| # Hardware watchdog timers |
| |
| ## Overview |
| |
| A hardware watchdog timer (WDT) is a special piece of hardware responsible for |
| resetting a system in the event of a hard system-wide lockup. They are |
| frequently present in system-on-a-chip (SoC) designs, especially in SoCs |
| targeted towards smaller embedded systems applications. They can be an important |
| aspect of system design in that they can trigger a reboot of a system that has |
| locked up so completely that is has become incapable of managing mission |
| critical tasks, such as active thermal management, before the system suffers |
| irreparable damage. In addition, they can help to mitigate a poor user |
| experience in an embedded system by automatically resetting a hard-locked system |
| without user intervention. No one wants to have to deal with a locked-up device, |
| but if the worst happens, it is much more preferable that a system automatically |
| reset itself instead of forcing a user to suffer a non-responsive system until |
| they decide that it needs to be power cycled, and then have to go and physically |
| unplug the device in order to recover it. |
| |
| A watchdog timer (just "watchdog" or "WDT" for short) typically works by being |
| configured to count at a particular rate up to a threshold count. If the counter |
| reaches the threshold before being reset by software, the WDT will |
| automatically, and un-gracefully, reboot the system. The act of resetting the |
| WDT from software is commonly referred to as "petting" the watchdog. The period |
| of a hardware watchdog in a system tends to be rather large (one or more |
| seconds) as this mechanism is an absolute worst case fail-safe.
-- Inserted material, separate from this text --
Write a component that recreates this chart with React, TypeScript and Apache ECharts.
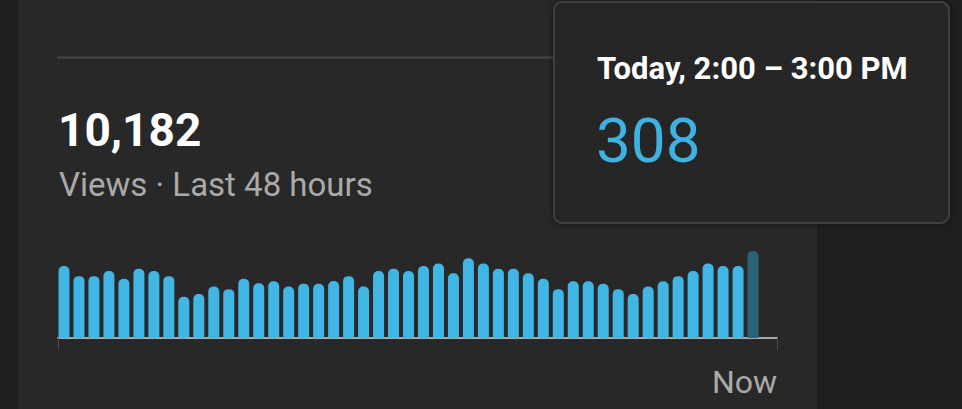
import React, { useEffect, useRef } from "react";
import * as echarts from "echarts";

// 48 hourly buckets, oldest first; the last one is the current (empty) hour
const hourLabels = [
  "-47h", "-46h", "-45h", "-44h", "-43h", "-42h", "-41h", "-40h", "-39h", "-38h", "-37h", "-36h",
  "-35h", "-34h", "-33h", "-32h", "-31h", "-30h", "-29h", "-28h", "-27h", "-26h", "-25h", "-24h",
  "-23h", "-22h", "-21h", "-20h", "-19h", "-18h", "-17h", "-16h", "-15h", "-14h", "-13h", "-12h",
  "-11h", "-10h", "-9h", "-8h", "-7h", "-6h", "-5h", "-4h", "-3h", "-2h", "-1h", "0h",
];
const views = [
  255, 219, 219, 237, 210, 245, 237, 219, 146, 156, 182, 173, 210, 194, 201, 182,
  192, 192, 202, 219, 182, 237, 245, 237, 255, 264, 229, 282, 264, 245, 245, 229,
  210, 173, 201, 201, 192, 173, 156, 182, 201, 219, 237, 264, 255, 255, 308, 0,
];
const activeIndex = 46;
const totalViews = "10,182";
const subtitle = "Views · Last 48 hours";
const tooltipTitle = "Today, 2:00 – 3:00 PM";
const endLabel = "Now";

export default function App() {
  const ref = useRef<HTMLDivElement>(null);
  useEffect(() => {
    document.body.style.margin = "0";
    const chart = echarts.init(ref.current!, null, { renderer: "svg", width: 962, height: 409 });
    const font = "Roboto, 'Noto Sans', sans-serif";
    chart.setOption({
      animation: false,
      backgroundColor: "#1f1f1f",
      grid: [
        { left: 56.5, right: 186.5, top: 225, bottom: 71 },
        { left: 58, right: 185, top: 225, bottom: 71 },
      ],
      xAxis: [
        { type: "category", gridIndex: 0, data: hourLabels, show: false, boundaryGap: true },
        {
          type: "value",
          gridIndex: 1,
          min: 0,
          max: 48,
          interval: 48,
          axisLine: { show: true, lineStyle: { color: "#a9a9a9", width: 2 } },
          axisTick: { show: true, length: 12, lineStyle: { color: "#4a4a4a", width: 1 } },
          splitLine: { show: false },
          axisLabel: {
            formatter: (v: number) => (v === 48 ? endLabel : ""),
            align: "right",
            verticalAlign: "middle",
            margin: 44,
            color: "#aaaaaa",
            fontSize: 32,
            fontFamily: font,
          },
        },
      ],
      yAxis: [
        { type: "value", gridIndex: 0, min: 0, max: 400, show: false },
        { type: "value", gridIndex: 1, min: 0, max: 400, show: false },
      ],
      series: [
        {
          type: "bar",
          xAxisIndex: 0,
          yAxisIndex: 0,
          barWidth: 11,
          z: 3,
          itemStyle: { color: "#41b6e4", borderRadius: [5, 5, 0, 0] },
          data: views.map((v, i) =>
            i === activeIndex ? { value: v, itemStyle: { color: "#2c6275" } } : v
          ),
        },
      ],
      graphic: [
        { type: "rect", z: -10, shape: { x: 18, y: 0, width: 799, height: 409 }, style: { fill: "#282828" } },
        { type: "line", z: -5, shape: { x1: 57, y1: 57.5, x2: 817, y2: 57.5 }, style: { stroke: "#474747", lineWidth: 2 } },
        {
          type: "text",
          x: 58,
          y: 129.5,
          style: { text: totalViews, fill: "#ffffff", font: `bold 46px ${font}`, verticalAlign: "middle" },
        },
        {
          type: "text",
          x: 59,
          y: 184.5,
          style: { text: subtitle, fill: "#aaaaaa", font: `33px ${font}`, verticalAlign: "middle" },
        },
        {
          type: "group",
          z: 100,
          children: [
            {
              type: "rect",
              shape: { x: 554, y: 2, width: 395, height: 221, r: 8 },
              style: { fill: "#282828", stroke: "#3f3f3f", lineWidth: 2, shadowBlur: 6, shadowColor: "rgba(0,0,0,0.5)" },
            },
            {
              type: "text",
              x: 597,
              y: 68.7,
              style: { text: tooltipTitle, fill: "#ffffff", font: `bold 31px ${font}`, verticalAlign: "middle" },
            },
            {
              type: "text",
              x: 596,
              y: 140,
              style: { text: String(views[activeIndex]), fill: "#3eb3e2", font: `62px ${font}`, verticalAlign: "middle" },
            },
          ],
        },
      ],
    });
    return () => chart.dispose();
  }, []);
  return <div ref={ref} style={{ width: 962, height: 409 }} />;
}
The system |
| should be well and truly locked-up before the watchdog ever fires. |
| |
| ## Usage in Zircon |
| |
| A WDT in Zircon, when available, is used to protect the absolute lowest level of |
| the system. When enabled, it is nominally pet somewhere between 1/4 and 1/2 of |
| the way through it cycle by a kernel level timer, meaning that it is pet in a |
| hard IRQ context independent of threads. Petting the watchdog is not subject to |
| thread weights, deadlines, or any other scheduler behavior. For a hardware |
| watchdog to fire and reboot the system, the system needs locked up to the point |
| that timer IRQs cannot be serviced. |
| |
| As mentioned above, watchdog timers are hardware specific entities. Whether or |
| not one exists, what is it capable of doing, and specifically how to operate one |
| (when it exists), are not common to an architecture like x64 or ARM64. Given the |
| location of the "pet" operation at the absolute lowest level of the Zircon |
| kernel, it is up to the kernel to pet the dog, not any hardware specific |
| user-mode drivers. |
| |
| Because of this, it is up to the bootloader to configure the watchdog properly |
| and communicate to the kernel (through the ZBI) the important details of whether |
| or not the WDT exists, whether it is enabled, how frequently it must be pet, and |
| how to pet, enable, or disable it. A system running zircon only "has" a WDT if |
| the bootloader tells it that it does and how to operate it. While a bootloader |
| must tell the kernel how to pet the watchdog when present and enabled, it might |
| not tell the kernel how to disable it. This could be the result of either a |
| system design decision, or because the WDT cannot be disabled from the kernel. |
| |
| Typically, hardware WDTs are configured and enabled by the bootloader just |
| before control is transferred to the kernel. This way, if the kernel completely |
| locks up during startup, the WDT will reset the system. On the other side of the |
| fence, the kernel attempts to recognize and pet the WDT as early as possible in |
| the boot sequence. Later on, it will settle into a pattern of periodically |
| petting the dog once boot has progressed to the point where it is possible to |
| set timers. |
| |
| ## Methods for controlling the watchdog during development |
| |
| The vast majority of developers should never need to do anything with a watchdog |
| timer, or even be aware of it existing. For it to fire during normal operation |
| is an indication of something going rather badly wrong. In some situations, |
| however, developers may be in a situation where they need to hold off hard interrupt |
| requests (IRQs) for excessive amounts of time as part of investigating a bug, or |
| other performance issues. In these situations, it is good to know what options |
| exist for controlling the watchdog, and not getting bit at inappropriate times. |
| |
| ### Use the kernel shell extension |
| |
| If you have access to the kernel shell and the system is stable enough to boot |
| to the point where the kernel shell is accessible, you can use the shell |
| extension to manipulate the WDT. Run `k wdt help` to see a list of the |
| available commands. Run `k wdt status` to see if the kernel is aware of any |
| hardware WDTs at all, and if it is, whether the WDT is enabled or not, what the |
| nominal pet period is, and how long ago the timer was last pet. If needed, you |
| can run `k wdt disable` to disable the watchdog. You can only disable the WDT if |
| the bootloader has told the kernel how to disable the WDT. |
| |
| ### Use the kernel command line |
| |
| You can pass kernel command line arguments to control the watch dog. You can |
| send `kernel.force-watchdog-disabled=true` to tell the kernel to force disable |
| the watchdog as early as possible during the boot. This can be useful if |
| problems are causing the watchdog to fire before it gets to the point where the |
| kernel shell is easily accessible. However, this is only an option if the |
| bootloader has told the kernel how to disable the watchdog. |